If you’ve been noticing an uptick in tow trucks on the roads in your town, you’re not alone. Back in February, Cox Automotive indicated what we already intuitively knew: car repossessions are up, way up. After a sleepy time during the past couple of years, Cox found that nationwide the rate of vehicle repos had increased a whopping 20.4%. The bad news is it looks like this is only the beginning of a trend that continues to grow.
That warning from Cox mostly went unheeded. In early June Cox Automotive revealed that during 2022 car loan defaults and repos returned to historical norms, officially ending the strange time when they dipped significantly. For whatever reason, more news outlets paid attention when Bloomberg ran a piece in April about the increasing repossession rates, acting as if the issue had suddenly popped up.

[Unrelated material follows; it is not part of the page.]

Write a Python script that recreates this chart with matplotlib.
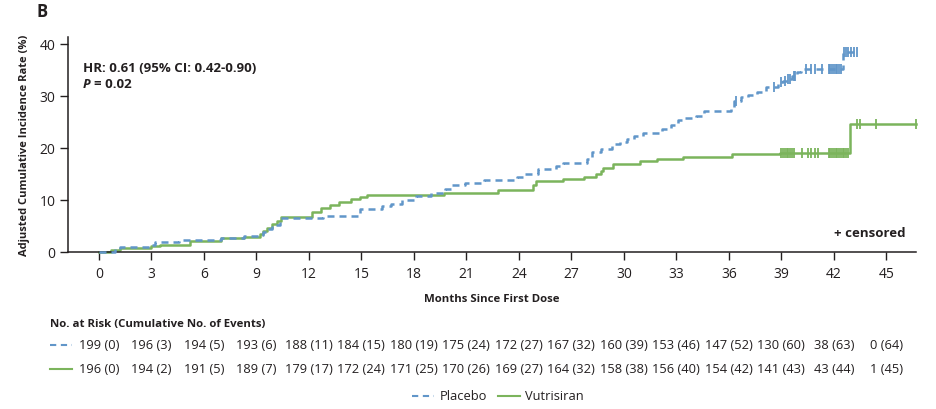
import matplotlib
matplotlib.use("Agg")
import matplotlib.pyplot as plt
from matplotlib.transforms import blended_transform_factory
from matplotlib.lines import Line2D

plt.rcParams['font.family'] = ['Open Sans', 'DejaVu Sans']

# ---- data ----
placebo_t = [0, 0.9, 1.2, 3.0, 3.2, 4.6, 7.0, 8.3, 9.2, 9.4, 9.6, 9.9, 10.35, 12.8, 14.9, 16.2, 16.7, 17.3,
             18.1, 19.0, 19.8, 20.2, 20.9, 22.0, 23.9, 24.3, 25.1, 26.1, 26.5, 27.9, 28.2, 28.7, 29.3,
             29.8, 30.2, 30.6, 31.1, 32.2, 32.7, 33.1, 33.3, 34.1, 34.6, 36.1, 36.3, 36.7, 37.1, 37.6,
             38.1, 38.8, 39.1, 39.3, 39.6, 39.9, 40.1, 42.5]
placebo_v = [0, 0.6, 1.0, 1.3, 1.9, 2.4, 2.6, 3.0, 3.3, 3.8, 4.4, 5.1, 6.5, 7.0, 8.3, 8.8, 9.2, 9.9,
             10.8, 11.3, 12.1, 12.8, 13.3, 13.9, 14.4, 15.0, 16.0, 16.5, 17.1, 17.9, 19.2, 19.8, 20.8,
             21.1, 21.7, 22.3, 22.9, 23.7, 24.3, 25.3, 25.7, 26.2, 27.0, 27.8, 29.1, 29.7, 30.2, 30.8,
             31.7, 32.6, 32.9, 33.3, 33.9, 34.5, 35.1, 38.5]
placebo_end = 43.3
placebo_cens = [36.4, 38.6, 39.0, 39.2, 39.4, 39.5, 39.7, 39.8, 40.4, 40.7, 40.9, 41.3, 41.7, 41.8, 41.9,
                42.0, 42.1, 42.2, 42.3, 42.4, 42.6, 42.7, 42.8, 43.0, 43.15, 43.3]

vutri_t = [0, 0.7, 1.2, 3.0, 3.5, 5.2, 7.0, 8.3, 9.2, 9.4, 9.6, 9.9, 10.2, 10.4, 12.2, 12.7, 13.2, 13.7,
           14.4, 14.9, 15.3, 19.7, 22.8, 24.8, 25.0, 26.5, 27.7, 28.4, 28.7, 28.8, 29.4, 30.9, 31.9,
           33.4, 36.2, 38.9, 42.9]
vutri_v = [0, 0.4, 0.8, 1.2, 1.4, 2.2, 2.6, 2.8, 3.5, 4.1, 4.7, 5.4, 6.0, 6.7, 7.6, 8.5, 9.1, 9.6,
           10.1, 10.6, 11.0, 11.4, 11.9, 12.8, 13.6, 14.0, 14.5, 15.0, 15.6, 16.2, 16.9, 17.4, 17.8,
           18.3, 18.8, 19.1, 24.5]
vutri_end = 46.7
vutri_cens = [39.0, 39.1, 39.2, 39.3, 39.4, 39.5, 39.6, 39.7, 40.2, 40.5, 40.7, 40.9, 41.1, 41.7, 41.8,
              41.9, 42.0, 42.1, 42.2, 42.3, 42.4, 42.5, 42.6, 42.7, 42.8, 43.3, 43.5, 44.4, 46.7]

risk_times = [0, 3, 6, 9, 12, 15, 18, 21, 24, 27, 30, 33, 36, 39, 42, 45]
placebo_risk = ["199 (0)", "196 (3)", "194 (5)", "193 (6)", "188 (11)", "184 (15)", "180 (19)", "175 (24)",
                "172 (27)", "167 (32)", "160 (39)", "153 (46)", "147 (52)", "130 (60)", "38 (63)", "0 (64)"]
vutri_risk = ["196 (0)", "194 (2)", "191 (5)", "189 (7)", "179 (17)", "172 (24)", "171 (25)", "170 (26)",
              "169 (27)", "164 (32)", "158 (38)", "156 (40)", "154 (42)", "141 (43)", "43 (44)", "1 (45)"]
yticks = [0, 10, 20, 30, 40]

BLUE = '#6196C9'
GREEN = '#7BB45C'
TXT = '#231F20'

fig = plt.figure(figsize=(9.36, 4.10), dpi=100)
ax = fig.add_axes([68/936, 1-253/410, (916-68)/936, (253-38)/410])


def value_at(ts, vs, x):
    v = vs[0]
    for t, val in zip(ts, vs):
        if t <= x:
            v = val
    return v


ax.step(placebo_t + [placebo_end], placebo_v + [placebo_v[-1]], where='post', color=BLUE,
        lw=1.8, dashes=(2.8, 2.0), clip_on=False, zorder=3)
ax.step(vutri_t + [vutri_end], vutri_v + [vutri_v[-1]], where='post', color=GREEN,
        lw=1.8, clip_on=False, zorder=2)
ax.plot(placebo_cens, [value_at(placebo_t, placebo_v, c) for c in placebo_cens], ls='none',
        marker='|', ms=7, mew=1.3, color=BLUE, clip_on=False, zorder=3)
ax.plot(vutri_cens, [value_at(vutri_t, vutri_v, c) for c in vutri_cens], ls='none',
        marker='|', ms=7, mew=1.3, color=GREEN, clip_on=False, zorder=2)

ax.set_xlim(-1.77, 46.7)
ax.set_ylim(0, 41.3)
ax.set_xticks(risk_times)
ax.set_yticks(yticks)
ax.tick_params(axis='both', direction='out', length=6, width=1, colors=TXT, labelsize=10, pad=3)
ax.tick_params(axis='x', pad=4)
for s in ['top', 'right']:
    ax.spines[s].set_visible(False)
for s in ['left', 'bottom']:
    ax.spines[s].set_color(TXT)
    ax.spines[s].set_linewidth(1.1)

ax.set_xlabel('Months Since First Dose', fontsize=8.2, fontweight='bold', color=TXT, labelpad=9)
ax.set_ylabel('Adjusted Cumulative Incidence Rate (%)', fontsize=8.0, fontweight='bold', color=TXT,
              labelpad=7)

fig.text(37/936, 1-12/410, 'B', fontsize=12, fontweight='bold', color=TXT, va='center', ha='left')
fig.text(83/936, 1-69/410, 'HR: 0.61 (95% CI: 0.42-0.90)', fontsize=9.5, fontweight='bold', color=TXT,
         va='center', ha='left')
fig.text(83/936, 1-85/410, 'P', fontsize=9.5, fontweight='bold', style='italic', color=TXT,
         va='center', ha='left')
fig.text(94/936, 1-85/410, '= 0.02', fontsize=9.5, fontweight='bold', color=TXT, va='center', ha='left')
fig.text(906/936, 1-234/410, '+ censored', fontsize=9.5, fontweight='bold', color=TXT, va='center',
         ha='right')

# risk table
tr = blended_transform_factory(ax.transData, fig.transFigure)
fig.text(50/936, 1-324/410, 'No. at Risk (Cumulative No. of Events)', fontsize=8.2, fontweight='bold',
         color=TXT, va='center', ha='left')
for t, lab in zip(risk_times, placebo_risk):
    fig.text(t, 1-346/410, lab, transform=tr, fontsize=9.3, color=TXT, va='center', ha='center')
for t, lab in zip(risk_times, vutri_risk):
    fig.text(t, 1-370/410, lab, transform=tr, fontsize=9.3, color=TXT, va='center', ha='center')
fig.add_artist(Line2D([50/936, 72/936], [1-346/410, 1-346/410], color=BLUE, lw=1.5, dashes=(3, 2.2)))
fig.add_artist(Line2D([50/936, 72/936], [1-370/410, 1-370/410], color=GREEN, lw=1.5))

# legend
fig.add_artist(Line2D([412/936, 434/936], [1-397/410, 1-397/410], color=BLUE, lw=1.5, dashes=(3, 2.2)))
fig.text(440/936, 1-397/410, 'Placebo', fontsize=9.3, color=TXT, va='center', ha='left')
fig.add_artist(Line2D([498/936, 520/936], [1-397/410, 1-397/410], color=GREEN, lw=1.5))
fig.text(525/936, 1-397/410, 'Vutrisiran', fontsize=9.3, color=TXT, va='center', ha='left')

fig.savefig('out.png', dpi=100)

During the era of covid, repo work was so slow many agents quit and switched to other professions. Government checks were arriving in the mail monthly, providing some consumers with more spending money than they ever had in their life, meaning few were missing car payments. In fact, plenty of people were able to afford a better car than they ever imagined.
But that government gravy train ride has long ended as the cold, stark reality of poor financial decisions made during the pandemic begin piling up. With the extra government cash, combined with the pervasive feeling that each week could be a person’s last, many consumers went for that dream vehicle which before was completely out of reach. Now those same people are struggling to make payments on their BMW, Mercedes, or other luxury vehicle. Reality can be a cruel teacher.
With the covid era also came shortages of new cars, thanks to manufacturing kinks as the entire world grappled with the uncertainty and government-imposed restrictions. That put pressure on both new and used vehicle prices, something we’re still dealing with. While prices are falling across the market, quite a few people bought when they were sky-high, meaning they’re enduring high monthly payments still.
At the same time, inflation has pushed the cost of many necessities up in the past two years, creating for some the perfect financial storm. With little in the way of savings, consumers are having to make the tough choice about which payments to let go. An obvious solution would be to off-load the car with sky-high payments, freeing up much-needed cash. But the problem is they can’t get out from under the loan since they’re already upside down and values are dropping. Many are making the hard choice to just stop paying and use a cheaper form of transportation, fueling in part the wave of repos.
Interest rates have played their role in this storm. As rates have climbed, new borrowers see their monthly payments also increase. Cox found that in February the average monthly payment for new car owners was a shocking $762. Sadly, that was after a decrease from the peak $791 averaged in December 2022. Plenty of consumers feel their monthly car bill will bust their budget yet, if that hasn’t already happened. The poor choices come with consequences.
There’s yet another thing fueling predictions of a growing wave of car repossessions: a predicted tidal wave of layoffs. We’ve seen some layoffs from big companies here and there since 2022, but some economists are predicting far more on the horizon.
Back in April, NBC News dared utter the “R word” when talking about the increase in car repos. That’s right, the corporate news agency said the anticipated recession could further complicate Americans’ tenuous financial situation, triggering an even bigger wave of vehicle loan defaults.
NBC News dutifully repeated what’s expected is a “mild recession” later in 2023, but not everyone believes the dip will be so tame. We’ll just have to see how low things go and for how long, but it’s undoubtedly true the worse the recession, the more common car repos will become.
Wells Fargo Auto has been offering repossession agencies an extra $500 per vehicle to incentivize them to go after delinquent customers. According to a report from Auto Finance News, this move was made in response to a shortage of repo agents nationwide coupled with the rise in payment delinquencies. We wonder if this isn’t an effort by the lender to stay abreast of the growing upswing it fears will accelerate as the year progresses.
We can’t find any information about other lenders offering a bounty for vehicle repossessed. That doesn’t mean they won’t follow suit, especially if Wells Fargo finds success with this approach and everyone scrambles to keep up with a heavy, steady flow of repossessed cars as bad personal financial decisions combined with a struggling economy spell trouble.